**Task prompt:** Produce a word-for-word copy of the listing below without its pictures.

**Data block:**
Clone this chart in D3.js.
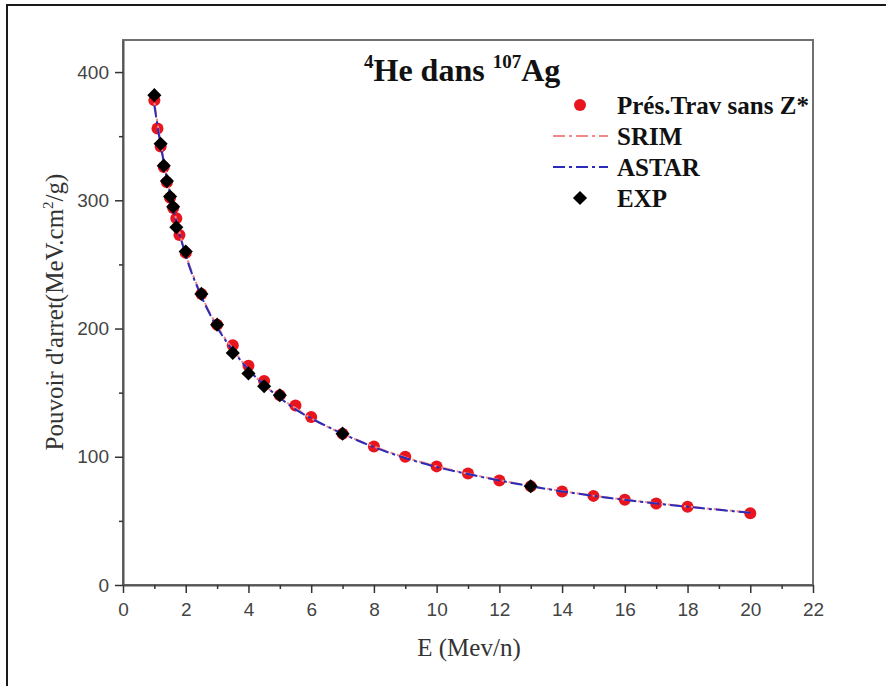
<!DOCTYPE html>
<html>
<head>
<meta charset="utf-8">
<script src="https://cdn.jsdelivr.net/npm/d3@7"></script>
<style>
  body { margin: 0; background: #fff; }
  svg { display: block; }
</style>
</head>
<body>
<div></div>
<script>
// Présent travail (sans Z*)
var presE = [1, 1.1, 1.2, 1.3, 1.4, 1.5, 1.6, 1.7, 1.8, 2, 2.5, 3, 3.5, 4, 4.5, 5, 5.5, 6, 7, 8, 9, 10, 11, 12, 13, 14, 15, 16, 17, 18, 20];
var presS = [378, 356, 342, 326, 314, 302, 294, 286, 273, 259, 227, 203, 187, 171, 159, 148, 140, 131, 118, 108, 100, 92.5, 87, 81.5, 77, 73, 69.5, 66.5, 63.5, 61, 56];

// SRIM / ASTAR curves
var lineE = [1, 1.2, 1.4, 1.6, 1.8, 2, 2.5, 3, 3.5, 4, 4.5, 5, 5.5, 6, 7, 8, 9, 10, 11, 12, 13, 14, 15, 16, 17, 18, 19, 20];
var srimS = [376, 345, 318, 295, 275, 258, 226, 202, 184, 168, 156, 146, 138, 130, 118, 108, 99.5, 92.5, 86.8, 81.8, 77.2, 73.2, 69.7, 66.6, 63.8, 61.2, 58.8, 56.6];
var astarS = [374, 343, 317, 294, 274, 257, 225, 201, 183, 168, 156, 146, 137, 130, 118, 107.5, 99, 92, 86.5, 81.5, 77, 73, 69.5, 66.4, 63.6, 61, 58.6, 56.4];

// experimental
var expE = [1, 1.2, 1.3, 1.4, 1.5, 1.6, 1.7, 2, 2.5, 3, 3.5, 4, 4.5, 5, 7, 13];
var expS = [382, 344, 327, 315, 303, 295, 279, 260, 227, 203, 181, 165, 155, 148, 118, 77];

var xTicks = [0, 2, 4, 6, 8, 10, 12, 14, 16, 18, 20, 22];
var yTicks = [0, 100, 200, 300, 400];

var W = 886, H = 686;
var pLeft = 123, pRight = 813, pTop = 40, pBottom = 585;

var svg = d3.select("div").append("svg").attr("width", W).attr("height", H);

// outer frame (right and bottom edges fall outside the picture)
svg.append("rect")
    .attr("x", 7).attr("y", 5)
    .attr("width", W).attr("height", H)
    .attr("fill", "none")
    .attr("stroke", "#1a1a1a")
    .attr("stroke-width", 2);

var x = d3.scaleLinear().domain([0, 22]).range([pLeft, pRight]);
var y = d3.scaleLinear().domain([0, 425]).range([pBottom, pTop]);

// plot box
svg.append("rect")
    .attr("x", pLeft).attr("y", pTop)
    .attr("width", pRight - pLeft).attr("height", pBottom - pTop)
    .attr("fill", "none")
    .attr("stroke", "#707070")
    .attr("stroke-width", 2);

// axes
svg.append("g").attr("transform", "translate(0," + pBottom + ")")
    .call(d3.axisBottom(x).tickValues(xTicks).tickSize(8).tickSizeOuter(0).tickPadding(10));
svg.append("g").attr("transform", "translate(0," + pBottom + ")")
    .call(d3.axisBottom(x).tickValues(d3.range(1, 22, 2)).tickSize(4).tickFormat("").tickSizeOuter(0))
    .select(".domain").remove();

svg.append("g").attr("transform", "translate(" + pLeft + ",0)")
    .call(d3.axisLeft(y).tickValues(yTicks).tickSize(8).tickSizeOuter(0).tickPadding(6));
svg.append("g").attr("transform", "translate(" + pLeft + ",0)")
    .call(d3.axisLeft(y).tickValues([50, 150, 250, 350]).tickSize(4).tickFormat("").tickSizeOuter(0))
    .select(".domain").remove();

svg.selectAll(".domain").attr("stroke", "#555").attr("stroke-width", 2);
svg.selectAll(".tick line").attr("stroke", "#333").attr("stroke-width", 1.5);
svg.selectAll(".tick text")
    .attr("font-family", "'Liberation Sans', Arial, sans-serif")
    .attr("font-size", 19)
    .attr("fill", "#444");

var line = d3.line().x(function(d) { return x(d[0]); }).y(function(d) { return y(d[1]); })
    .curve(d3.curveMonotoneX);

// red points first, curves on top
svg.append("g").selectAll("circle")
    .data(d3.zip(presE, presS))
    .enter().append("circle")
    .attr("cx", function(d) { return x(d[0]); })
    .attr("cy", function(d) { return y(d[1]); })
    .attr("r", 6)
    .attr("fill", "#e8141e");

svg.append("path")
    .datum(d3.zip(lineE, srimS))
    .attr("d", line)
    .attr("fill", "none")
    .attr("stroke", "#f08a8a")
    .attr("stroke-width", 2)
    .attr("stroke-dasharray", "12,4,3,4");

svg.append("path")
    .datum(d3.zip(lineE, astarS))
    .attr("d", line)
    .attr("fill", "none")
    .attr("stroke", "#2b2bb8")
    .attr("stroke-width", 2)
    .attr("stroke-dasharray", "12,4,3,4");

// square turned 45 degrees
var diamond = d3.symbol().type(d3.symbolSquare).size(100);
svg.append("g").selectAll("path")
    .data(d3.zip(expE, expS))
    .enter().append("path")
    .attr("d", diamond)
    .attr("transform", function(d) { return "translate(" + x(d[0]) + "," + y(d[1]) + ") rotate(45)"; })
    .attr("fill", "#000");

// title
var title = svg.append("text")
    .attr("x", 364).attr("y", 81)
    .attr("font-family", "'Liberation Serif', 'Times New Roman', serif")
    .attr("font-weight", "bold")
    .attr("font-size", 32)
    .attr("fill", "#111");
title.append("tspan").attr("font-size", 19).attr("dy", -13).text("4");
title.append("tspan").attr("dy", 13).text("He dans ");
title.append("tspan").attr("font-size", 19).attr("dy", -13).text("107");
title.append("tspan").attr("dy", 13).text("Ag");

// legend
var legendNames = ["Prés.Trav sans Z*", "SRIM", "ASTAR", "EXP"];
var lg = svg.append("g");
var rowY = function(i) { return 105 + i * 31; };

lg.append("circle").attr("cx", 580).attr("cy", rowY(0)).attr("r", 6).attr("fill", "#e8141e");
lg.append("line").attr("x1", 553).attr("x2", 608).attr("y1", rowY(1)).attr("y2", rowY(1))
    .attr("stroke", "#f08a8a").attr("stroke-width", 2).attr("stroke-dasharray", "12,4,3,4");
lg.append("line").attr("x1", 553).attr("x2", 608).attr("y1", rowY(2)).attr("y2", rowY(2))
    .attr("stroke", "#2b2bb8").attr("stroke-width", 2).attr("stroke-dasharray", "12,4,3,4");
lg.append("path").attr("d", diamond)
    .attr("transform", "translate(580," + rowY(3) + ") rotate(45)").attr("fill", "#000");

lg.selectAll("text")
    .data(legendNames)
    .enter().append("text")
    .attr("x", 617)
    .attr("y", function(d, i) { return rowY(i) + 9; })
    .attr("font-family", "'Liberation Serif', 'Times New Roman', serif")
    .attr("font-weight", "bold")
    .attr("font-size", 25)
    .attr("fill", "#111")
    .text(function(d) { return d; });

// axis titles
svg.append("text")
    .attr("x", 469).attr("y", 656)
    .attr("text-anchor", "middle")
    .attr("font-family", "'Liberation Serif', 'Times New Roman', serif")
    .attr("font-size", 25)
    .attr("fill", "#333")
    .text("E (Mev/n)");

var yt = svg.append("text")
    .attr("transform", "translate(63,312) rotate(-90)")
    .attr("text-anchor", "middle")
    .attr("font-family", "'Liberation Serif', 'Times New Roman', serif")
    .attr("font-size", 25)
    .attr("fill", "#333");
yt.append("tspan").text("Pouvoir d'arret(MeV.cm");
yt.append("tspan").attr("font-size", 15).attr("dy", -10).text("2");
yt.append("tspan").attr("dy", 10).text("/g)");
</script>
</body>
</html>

**Correct answer:**
Clone this chart in D3.js.
<!DOCTYPE html>
<html>
<head>
<meta charset="utf-8">
<script src="https://cdn.jsdelivr.net/npm/d3@7"></script>
<style>
  body { margin: 0; background: #fff; }
  svg { display: block; }
</style>
</head>
<body>
<div></div>
<script>
// Présent travail (sans Z*)
var presE = [1, 1.1, 1.2, 1.3, 1.4, 1.5, 1.6, 1.7, 1.8, 2, 2.5, 3, 3.5, 4, 4.5, 5, 5.5, 6, 7, 8, 9, 10, 11, 12, 13, 14, 15, 16, 17, 18, 20];
var presS = [378, 356, 342, 326, 314, 302, 294, 286, 273, 259, 227, 203, 187, 171, 159, 148, 140, 131, 118, 108, 100, 92.5, 87, 81.5, 77, 73, 69.5, 66.5, 63.5, 61, 56];

// SRIM / ASTAR curves
var lineE = [1, 1.2, 1.4, 1.6, 1.8, 2, 2.5, 3, 3.5, 4, 4.5, 5, 5.5, 6, 7, 8, 9, 10, 11, 12, 13, 14, 15, 16, 17, 18, 19, 20];
var srimS = [376, 345, 318, 295, 275, 258, 226, 202, 184, 168, 156, 146, 138, 130, 118, 108, 99.5, 92.5, 86.8, 81.8, 77.2, 73.2, 69.7, 66.6, 63.8, 61.2, 58.8, 56.6];
var astarS = [374, 343, 317, 294, 274, 257, 225, 201, 183, 168, 156, 146, 137, 130, 118, 107.5, 99, 92, 86.5, 81.5, 77, 73, 69.5, 66.4, 63.6, 61, 58.6, 56.4];

// experimental
var expE = [1, 1.2, 1.3, 1.4, 1.5, 1.6, 1.7, 2, 2.5, 3, 3.5, 4, 4.5, 5, 7, 13];
var expS = [382, 344, 327, 315, 303, 295, 279, 260, 227, 203, 181, 165, 155, 148, 118, 77];

var xTicks = [0, 2, 4, 6, 8, 10, 12, 14, 16, 18, 20, 22];
var yTicks = [0, 100, 200, 300, 400];

var W = 886, H = 686;
var pLeft = 123, pRight = 813, pTop = 40, pBottom = 585;

var svg = d3.select("div").append("svg").attr("width", W).attr("height", H);

// outer frame (right and bottom edges fall outside the picture)
svg.append("rect")
    .attr("x", 7).attr("y", 5)
    .attr("width", W).attr("height", H)
    .attr("fill", "none")
    .attr("stroke", "#1a1a1a")
    .attr("stroke-width", 2);

var x = d3.scaleLinear().domain([0, 22]).range([pLeft, pRight]);
var y = d3.scaleLinear().domain([0, 425]).range([pBottom, pTop]);

// plot box
svg.append("rect")
    .attr("x", pLeft).attr("y", pTop)
    .attr("width", pRight - pLeft).attr("height", pBottom - pTop)
    .attr("fill", "none")
    .attr("stroke", "#707070")
    .attr("stroke-width", 2);

// axes
svg.append("g").attr("transform", "translate(0," + pBottom + ")")
    .call(d3.axisBottom(x).tickValues(xTicks).tickSize(8).tickSizeOuter(0).tickPadding(10));
svg.append("g").attr("transform", "translate(0," + pBottom + ")")
    .call(d3.axisBottom(x).tickValues(d3.range(1, 22, 2)).tickSize(4).tickFormat("").tickSizeOuter(0))
    .select(".domain").remove();

svg.append("g").attr("transform", "translate(" + pLeft + ",0)")
    .call(d3.axisLeft(y).tickValues(yTicks).tickSize(8).tickSizeOuter(0).tickPadding(6));
svg.append("g").attr("transform", "translate(" + pLeft + ",0)")
    .call(d3.axisLeft(y).tickValues([50, 150, 250, 350]).tickSize(4).tickFormat("").tickSizeOuter(0))
    .select(".domain").remove();

svg.selectAll(".domain").attr("stroke", "#555").attr("stroke-width", 2);
svg.selectAll(".tick line").attr("stroke", "#333").attr("stroke-width", 1.5);
svg.selectAll(".tick text")
    .attr("font-family", "'Liberation Sans', Arial, sans-serif")
    .attr("font-size", 19)
    .attr("fill", "#444");

var line = d3.line().x(function(d) { return x(d[0]); }).y(function(d) { return y(d[1]); })
    .curve(d3.curveMonotoneX);

// red points first, curves on top
svg.append("g").selectAll("circle")
    .data(d3.zip(presE, presS))
    .enter().append("circle")
    .attr("cx", function(d) { return x(d[0]); })
    .attr("cy", function(d) { return y(d[1]); })
    .attr("r", 6)
    .attr("fill", "#e8141e");

svg.append("path")
    .datum(d3.zip(lineE, srimS))
    .attr("d", line)
    .attr("fill", "none")
    .attr("stroke", "#f08a8a")
    .attr("stroke-width", 2)
    .attr("stroke-dasharray", "12,4,3,4");

svg.append("path")
    .datum(d3.zip(lineE, astarS))
    .attr("d", line)
    .attr("fill", "none")
    .attr("stroke", "#2b2bb8")
    .attr("stroke-width", 2)
    .attr("stroke-dasharray", "12,4,3,4");

// square turned 45 degrees
var diamond = d3.symbol().type(d3.symbolSquare).size(100);
svg.append("g").selectAll("path")
    .data(d3.zip(expE, expS))
    .enter().append("path")
    .attr("d", diamond)
    .attr("transform", function(d) { return "translate(" + x(d[0]) + "," + y(d[1]) + ") rotate(45)"; })
    .attr("fill", "#000");

// title
var title = svg.append("text")
    .attr("x", 364).attr("y", 81)
    .attr("font-family", "'Liberation Serif', 'Times New Roman', serif")
    .attr("font-weight", "bold")
    .attr("font-size", 32)
    .attr("fill", "#111");
title.append("tspan").attr("font-size", 19).attr("dy", -13).text("4");
title.append("tspan").attr("dy", 13).text("He dans ");
title.append("tspan").attr("font-size", 19).attr("dy", -13).text("107");
title.append("tspan").attr("dy", 13).text("Ag");

// legend
var legendNames = ["Prés.Trav sans Z*", "SRIM", "ASTAR", "EXP"];
var lg = svg.append("g");
var rowY = function(i) { return 105 + i * 31; };

lg.append("circle").attr("cx", 580).attr("cy", rowY(0)).attr("r", 6).attr("fill", "#e8141e");
lg.append("line").attr("x1", 553).attr("x2", 608).attr("y1", rowY(1)).attr("y2", rowY(1))
    .attr("stroke", "#f08a8a").attr("stroke-width", 2).attr("stroke-dasharray", "12,4,3,4");
lg.append("line").attr("x1", 553).attr("x2", 608).attr("y1", rowY(2)).attr("y2", rowY(2))
    .attr("stroke", "#2b2bb8").attr("stroke-width", 2).attr("stroke-dasharray", "12,4,3,4");
lg.append("path").attr("d", diamond)
    .attr("transform", "translate(580," + rowY(3) + ") rotate(45)").attr("fill", "#000");

lg.selectAll("text")
    .data(legendNames)
    .enter().append("text")
    .attr("x", 617)
    .attr("y", function(d, i) { return rowY(i) + 9; })
    .attr("font-family", "'Liberation Serif', 'Times New Roman', serif")
    .attr("font-weight", "bold")
    .attr("font-size", 25)
    .attr("fill", "#111")
    .text(function(d) { return d; });

// axis titles
svg.append("text")
    .attr("x", 469).attr("y", 656)
    .attr("text-anchor", "middle")
    .attr("font-family", "'Liberation Serif', 'Times New Roman', serif")
    .attr("font-size", 25)
    .attr("fill", "#333")
    .text("E (Mev/n)");

var yt = svg.append("text")
    .attr("transform", "translate(63,312) rotate(-90)")
    .attr("text-anchor", "middle")
    .attr("font-family", "'Liberation Serif', 'Times New Roman', serif")
    .attr("font-size", 25)
    .attr("fill", "#333");
yt.append("tspan").text("Pouvoir d'arret(MeV.cm");
yt.append("tspan").attr("font-size", 15).attr("dy", -10).text("2");
yt.append("tspan").attr("dy", 10).text("/g)");
</script>
</body>
</html>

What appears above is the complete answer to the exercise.